RAW RECORDS:
======

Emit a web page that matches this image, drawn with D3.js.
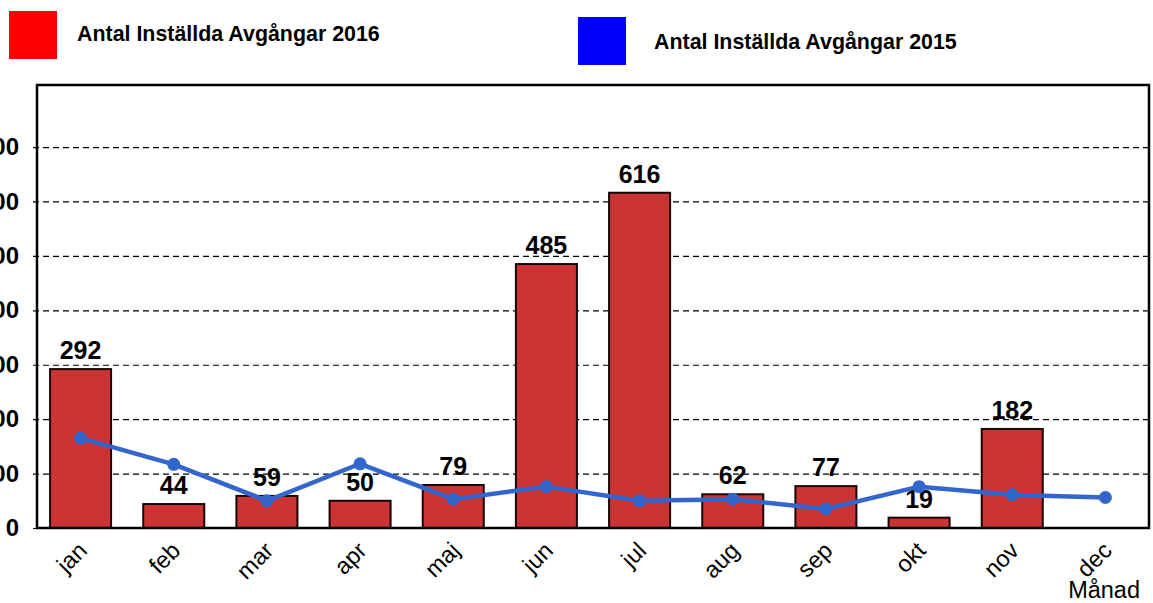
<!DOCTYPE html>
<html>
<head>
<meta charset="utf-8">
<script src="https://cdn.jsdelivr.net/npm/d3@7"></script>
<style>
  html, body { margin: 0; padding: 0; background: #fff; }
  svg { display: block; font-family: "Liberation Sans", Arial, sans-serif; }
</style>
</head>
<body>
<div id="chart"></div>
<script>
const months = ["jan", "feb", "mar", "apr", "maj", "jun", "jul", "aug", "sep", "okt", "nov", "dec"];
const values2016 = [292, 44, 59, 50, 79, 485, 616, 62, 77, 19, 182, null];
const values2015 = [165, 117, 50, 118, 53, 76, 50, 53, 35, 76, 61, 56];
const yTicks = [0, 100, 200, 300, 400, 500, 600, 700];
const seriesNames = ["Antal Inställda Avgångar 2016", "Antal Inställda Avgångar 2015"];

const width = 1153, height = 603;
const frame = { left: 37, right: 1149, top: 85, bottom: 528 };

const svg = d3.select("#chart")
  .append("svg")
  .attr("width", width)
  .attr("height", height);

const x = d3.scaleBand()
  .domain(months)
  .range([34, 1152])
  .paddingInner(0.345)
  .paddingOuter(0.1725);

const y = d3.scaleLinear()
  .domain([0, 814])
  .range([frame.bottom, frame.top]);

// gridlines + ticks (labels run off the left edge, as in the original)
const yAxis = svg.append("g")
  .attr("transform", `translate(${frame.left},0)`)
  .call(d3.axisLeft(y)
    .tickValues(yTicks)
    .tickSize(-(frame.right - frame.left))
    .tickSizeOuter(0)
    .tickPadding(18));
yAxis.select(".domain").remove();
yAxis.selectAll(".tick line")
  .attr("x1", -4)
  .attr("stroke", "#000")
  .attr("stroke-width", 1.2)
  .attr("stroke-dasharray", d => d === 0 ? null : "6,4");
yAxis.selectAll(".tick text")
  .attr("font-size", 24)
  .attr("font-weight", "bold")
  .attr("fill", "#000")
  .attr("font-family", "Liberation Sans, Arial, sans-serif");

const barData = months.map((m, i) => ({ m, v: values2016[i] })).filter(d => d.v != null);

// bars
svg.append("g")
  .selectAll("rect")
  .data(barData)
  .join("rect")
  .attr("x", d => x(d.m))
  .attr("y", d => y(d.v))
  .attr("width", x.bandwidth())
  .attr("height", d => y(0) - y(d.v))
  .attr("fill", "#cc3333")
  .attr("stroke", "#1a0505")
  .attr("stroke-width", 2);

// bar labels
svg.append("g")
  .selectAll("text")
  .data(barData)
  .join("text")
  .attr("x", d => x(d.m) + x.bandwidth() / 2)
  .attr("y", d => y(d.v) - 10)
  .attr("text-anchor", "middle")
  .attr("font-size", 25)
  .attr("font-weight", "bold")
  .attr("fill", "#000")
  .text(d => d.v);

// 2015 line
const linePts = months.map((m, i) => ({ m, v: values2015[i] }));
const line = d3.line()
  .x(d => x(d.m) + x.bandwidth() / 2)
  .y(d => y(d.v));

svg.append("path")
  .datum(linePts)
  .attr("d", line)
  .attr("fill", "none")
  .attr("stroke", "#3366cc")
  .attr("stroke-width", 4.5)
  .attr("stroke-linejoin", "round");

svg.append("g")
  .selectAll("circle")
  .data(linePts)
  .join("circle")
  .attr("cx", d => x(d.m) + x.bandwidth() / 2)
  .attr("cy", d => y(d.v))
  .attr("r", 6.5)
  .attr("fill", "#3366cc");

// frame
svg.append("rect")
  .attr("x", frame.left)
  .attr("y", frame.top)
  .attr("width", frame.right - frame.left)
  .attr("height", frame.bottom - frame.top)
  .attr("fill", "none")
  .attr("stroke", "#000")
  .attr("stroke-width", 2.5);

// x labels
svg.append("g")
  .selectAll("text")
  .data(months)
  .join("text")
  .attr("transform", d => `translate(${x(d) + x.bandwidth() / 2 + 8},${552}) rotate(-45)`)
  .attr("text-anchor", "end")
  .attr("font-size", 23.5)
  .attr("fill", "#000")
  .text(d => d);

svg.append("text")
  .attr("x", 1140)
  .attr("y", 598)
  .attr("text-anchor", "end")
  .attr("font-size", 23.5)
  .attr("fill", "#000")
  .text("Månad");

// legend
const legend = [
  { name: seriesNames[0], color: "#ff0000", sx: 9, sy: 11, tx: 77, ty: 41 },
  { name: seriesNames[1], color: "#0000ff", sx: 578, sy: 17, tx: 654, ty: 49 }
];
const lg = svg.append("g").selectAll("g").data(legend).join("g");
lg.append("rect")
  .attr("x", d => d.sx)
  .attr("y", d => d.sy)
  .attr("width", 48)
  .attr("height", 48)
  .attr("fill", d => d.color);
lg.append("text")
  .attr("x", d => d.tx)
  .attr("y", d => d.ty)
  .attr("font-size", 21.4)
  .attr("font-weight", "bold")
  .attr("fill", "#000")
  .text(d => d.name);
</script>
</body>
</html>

======

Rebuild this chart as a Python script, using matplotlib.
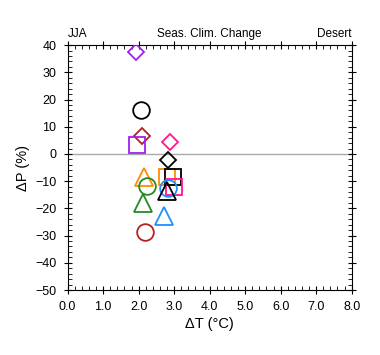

======

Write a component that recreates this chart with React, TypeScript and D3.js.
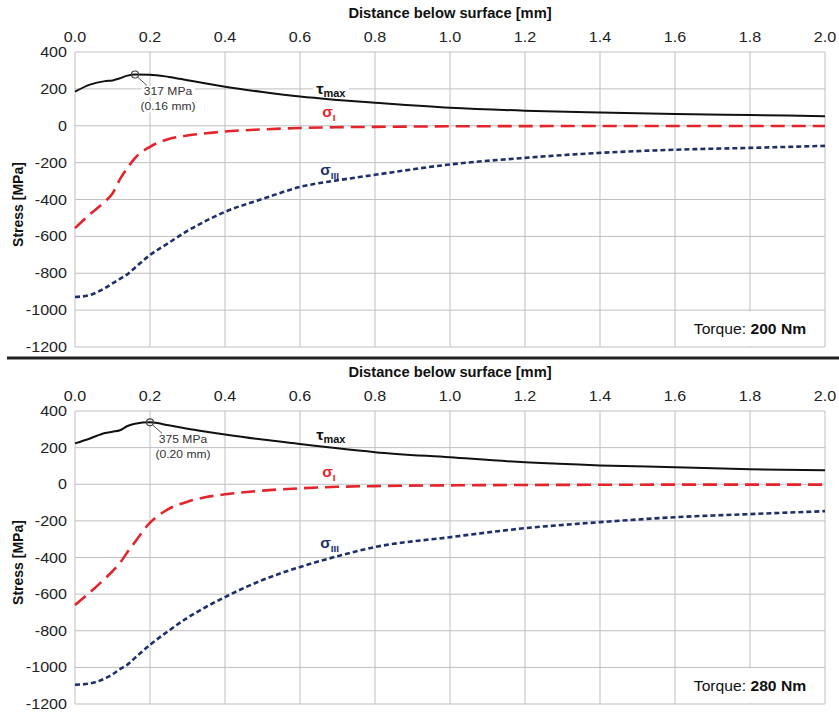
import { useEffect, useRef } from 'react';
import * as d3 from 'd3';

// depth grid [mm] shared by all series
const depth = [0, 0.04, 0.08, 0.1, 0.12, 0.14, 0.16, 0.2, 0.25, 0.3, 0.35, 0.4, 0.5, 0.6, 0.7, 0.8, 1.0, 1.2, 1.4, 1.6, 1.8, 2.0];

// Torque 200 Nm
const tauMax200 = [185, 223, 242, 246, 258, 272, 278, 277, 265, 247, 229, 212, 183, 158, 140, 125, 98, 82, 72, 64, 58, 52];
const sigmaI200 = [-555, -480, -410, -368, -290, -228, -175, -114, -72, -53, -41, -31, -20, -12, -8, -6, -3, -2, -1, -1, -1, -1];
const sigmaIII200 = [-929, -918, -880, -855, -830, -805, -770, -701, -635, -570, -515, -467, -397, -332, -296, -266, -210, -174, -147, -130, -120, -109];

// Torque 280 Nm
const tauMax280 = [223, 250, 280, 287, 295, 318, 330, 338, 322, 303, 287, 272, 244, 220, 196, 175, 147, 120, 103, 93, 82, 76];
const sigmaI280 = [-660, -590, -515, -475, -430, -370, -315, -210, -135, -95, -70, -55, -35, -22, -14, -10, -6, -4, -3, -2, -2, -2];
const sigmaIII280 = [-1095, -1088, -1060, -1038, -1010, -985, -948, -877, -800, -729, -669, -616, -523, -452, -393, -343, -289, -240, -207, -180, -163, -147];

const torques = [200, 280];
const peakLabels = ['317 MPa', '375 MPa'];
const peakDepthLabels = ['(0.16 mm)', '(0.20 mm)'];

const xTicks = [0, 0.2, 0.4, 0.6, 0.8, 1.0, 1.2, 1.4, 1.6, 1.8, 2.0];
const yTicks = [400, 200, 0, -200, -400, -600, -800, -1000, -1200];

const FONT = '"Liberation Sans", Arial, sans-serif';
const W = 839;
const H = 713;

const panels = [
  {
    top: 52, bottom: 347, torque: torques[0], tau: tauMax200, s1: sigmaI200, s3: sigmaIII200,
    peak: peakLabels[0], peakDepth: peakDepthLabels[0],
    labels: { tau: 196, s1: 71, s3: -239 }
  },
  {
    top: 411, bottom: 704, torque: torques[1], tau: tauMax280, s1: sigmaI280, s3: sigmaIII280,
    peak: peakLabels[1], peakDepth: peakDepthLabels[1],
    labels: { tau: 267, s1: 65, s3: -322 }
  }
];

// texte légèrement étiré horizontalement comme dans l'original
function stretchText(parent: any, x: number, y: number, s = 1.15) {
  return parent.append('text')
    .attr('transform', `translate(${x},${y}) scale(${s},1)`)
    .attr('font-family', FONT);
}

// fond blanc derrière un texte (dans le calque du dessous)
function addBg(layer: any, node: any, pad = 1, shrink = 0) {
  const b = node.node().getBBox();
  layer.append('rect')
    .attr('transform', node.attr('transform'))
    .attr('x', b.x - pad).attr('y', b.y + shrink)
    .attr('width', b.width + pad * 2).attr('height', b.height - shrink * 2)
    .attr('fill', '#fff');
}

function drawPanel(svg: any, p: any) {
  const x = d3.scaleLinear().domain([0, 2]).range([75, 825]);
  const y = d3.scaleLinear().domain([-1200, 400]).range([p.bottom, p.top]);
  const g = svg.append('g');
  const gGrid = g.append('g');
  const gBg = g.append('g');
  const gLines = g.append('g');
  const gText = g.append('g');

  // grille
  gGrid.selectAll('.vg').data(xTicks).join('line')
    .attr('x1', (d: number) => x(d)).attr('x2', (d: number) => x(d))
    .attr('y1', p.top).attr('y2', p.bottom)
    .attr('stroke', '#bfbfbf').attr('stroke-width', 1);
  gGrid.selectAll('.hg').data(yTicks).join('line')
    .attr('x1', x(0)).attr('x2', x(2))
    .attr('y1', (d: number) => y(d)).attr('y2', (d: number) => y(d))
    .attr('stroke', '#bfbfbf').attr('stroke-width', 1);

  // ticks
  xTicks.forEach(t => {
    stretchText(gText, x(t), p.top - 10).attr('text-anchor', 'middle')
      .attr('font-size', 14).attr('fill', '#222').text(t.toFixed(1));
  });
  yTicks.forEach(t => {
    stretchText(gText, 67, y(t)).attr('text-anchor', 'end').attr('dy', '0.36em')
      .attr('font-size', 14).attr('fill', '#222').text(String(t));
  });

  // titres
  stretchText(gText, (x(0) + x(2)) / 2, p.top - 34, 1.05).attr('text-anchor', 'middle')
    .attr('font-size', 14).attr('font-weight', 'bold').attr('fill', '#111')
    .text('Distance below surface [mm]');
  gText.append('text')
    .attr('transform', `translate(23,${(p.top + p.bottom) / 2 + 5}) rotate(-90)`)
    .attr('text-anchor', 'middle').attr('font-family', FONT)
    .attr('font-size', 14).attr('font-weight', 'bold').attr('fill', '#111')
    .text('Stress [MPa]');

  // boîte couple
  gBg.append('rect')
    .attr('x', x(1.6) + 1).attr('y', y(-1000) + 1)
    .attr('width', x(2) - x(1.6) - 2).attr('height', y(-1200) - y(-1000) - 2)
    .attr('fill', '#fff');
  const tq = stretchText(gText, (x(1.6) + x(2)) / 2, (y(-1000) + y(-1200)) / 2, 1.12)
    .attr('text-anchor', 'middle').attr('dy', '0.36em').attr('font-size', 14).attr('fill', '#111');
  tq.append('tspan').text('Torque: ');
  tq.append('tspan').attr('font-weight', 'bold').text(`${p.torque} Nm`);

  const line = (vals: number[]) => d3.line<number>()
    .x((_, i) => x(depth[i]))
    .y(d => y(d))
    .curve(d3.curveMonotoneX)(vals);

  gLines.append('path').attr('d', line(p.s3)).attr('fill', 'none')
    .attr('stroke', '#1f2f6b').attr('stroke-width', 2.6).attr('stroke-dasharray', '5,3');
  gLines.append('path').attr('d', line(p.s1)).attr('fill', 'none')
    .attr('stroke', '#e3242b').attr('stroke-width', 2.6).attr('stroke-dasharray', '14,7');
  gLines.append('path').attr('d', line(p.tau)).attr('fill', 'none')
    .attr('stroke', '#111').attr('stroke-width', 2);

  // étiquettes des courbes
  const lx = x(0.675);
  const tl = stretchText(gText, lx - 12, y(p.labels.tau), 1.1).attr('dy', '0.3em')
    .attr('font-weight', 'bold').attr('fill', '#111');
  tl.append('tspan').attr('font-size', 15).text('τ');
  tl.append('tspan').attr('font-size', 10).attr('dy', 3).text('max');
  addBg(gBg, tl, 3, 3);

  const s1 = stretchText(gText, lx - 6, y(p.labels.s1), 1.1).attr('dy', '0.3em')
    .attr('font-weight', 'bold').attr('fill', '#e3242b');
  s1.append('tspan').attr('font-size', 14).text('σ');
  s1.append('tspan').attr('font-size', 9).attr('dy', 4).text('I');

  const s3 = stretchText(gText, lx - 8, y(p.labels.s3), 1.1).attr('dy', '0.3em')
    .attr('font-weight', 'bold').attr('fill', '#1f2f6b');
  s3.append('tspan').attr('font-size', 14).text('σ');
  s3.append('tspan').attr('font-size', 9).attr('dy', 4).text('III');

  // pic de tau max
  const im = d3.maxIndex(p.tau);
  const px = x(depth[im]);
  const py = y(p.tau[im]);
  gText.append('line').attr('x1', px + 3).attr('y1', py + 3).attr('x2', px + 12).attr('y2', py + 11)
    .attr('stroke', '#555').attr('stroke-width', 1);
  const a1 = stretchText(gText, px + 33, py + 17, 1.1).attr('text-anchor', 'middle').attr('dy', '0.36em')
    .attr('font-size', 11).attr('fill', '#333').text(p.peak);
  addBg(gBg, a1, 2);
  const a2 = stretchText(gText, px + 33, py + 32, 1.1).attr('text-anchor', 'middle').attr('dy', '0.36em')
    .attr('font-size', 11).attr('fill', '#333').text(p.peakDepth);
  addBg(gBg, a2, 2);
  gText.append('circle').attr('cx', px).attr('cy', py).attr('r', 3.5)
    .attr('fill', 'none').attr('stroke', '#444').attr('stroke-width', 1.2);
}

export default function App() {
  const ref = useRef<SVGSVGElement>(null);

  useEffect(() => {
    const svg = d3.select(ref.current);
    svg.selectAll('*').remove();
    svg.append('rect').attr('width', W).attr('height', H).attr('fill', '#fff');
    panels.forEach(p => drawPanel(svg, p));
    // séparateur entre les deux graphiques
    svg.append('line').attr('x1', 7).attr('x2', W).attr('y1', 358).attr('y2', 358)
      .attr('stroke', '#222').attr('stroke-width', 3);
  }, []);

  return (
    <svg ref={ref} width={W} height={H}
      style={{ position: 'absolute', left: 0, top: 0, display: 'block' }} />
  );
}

======

YOUR GOAL: Above are some records; extract exactly the lines from the one containing "Write a component" through the one containing "const H = 713;" and drop the pictures.

SOLUTION:
Write a component that recreates this chart with React, TypeScript and D3.js.
import { useEffect, useRef } from 'react';
import * as d3 from 'd3';

// depth grid [mm] shared by all series
const depth = [0, 0.04, 0.08, 0.1, 0.12, 0.14, 0.16, 0.2, 0.25, 0.3, 0.35, 0.4, 0.5, 0.6, 0.7, 0.8, 1.0, 1.2, 1.4, 1.6, 1.8, 2.0];

// Torque 200 Nm
const tauMax200 = [185, 223, 242, 246, 258, 272, 278, 277, 265, 247, 229, 212, 183, 158, 140, 125, 98, 82, 72, 64, 58, 52];
const sigmaI200 = [-555, -480, -410, -368, -290, -228, -175, -114, -72, -53, -41, -31, -20, -12, -8, -6, -3, -2, -1, -1, -1, -1];
const sigmaIII200 = [-929, -918, -880, -855, -830, -805, -770, -701, -635, -570, -515, -467, -397, -332, -296, -266, -210, -174, -147, -130, -120, -109];

// Torque 280 Nm
const tauMax280 = [223, 250, 280, 287, 295, 318, 330, 338, 322, 303, 287, 272, 244, 220, 196, 175, 147, 120, 103, 93, 82, 76];
const sigmaI280 = [-660, -590, -515, -475, -430, -370, -315, -210, -135, -95, -70, -55, -35, -22, -14, -10, -6, -4, -3, -2, -2, -2];
const sigmaIII280 = [-1095, -1088, -1060, -1038, -1010, -985, -948, -877, -800, -729, -669, -616, -523, -452, -393, -343, -289, -240, -207, -180, -163, -147];

const torques = [200, 280];
const peakLabels = ['317 MPa', '375 MPa'];
const peakDepthLabels = ['(0.16 mm)', '(0.20 mm)'];

const xTicks = [0, 0.2, 0.4, 0.6, 0.8, 1.0, 1.2, 1.4, 1.6, 1.8, 2.0];
const yTicks = [400, 200, 0, -200, -400, -600, -800, -1000, -1200];

const FONT = '"Liberation Sans", Arial, sans-serif';
const W = 839;
const H = 713;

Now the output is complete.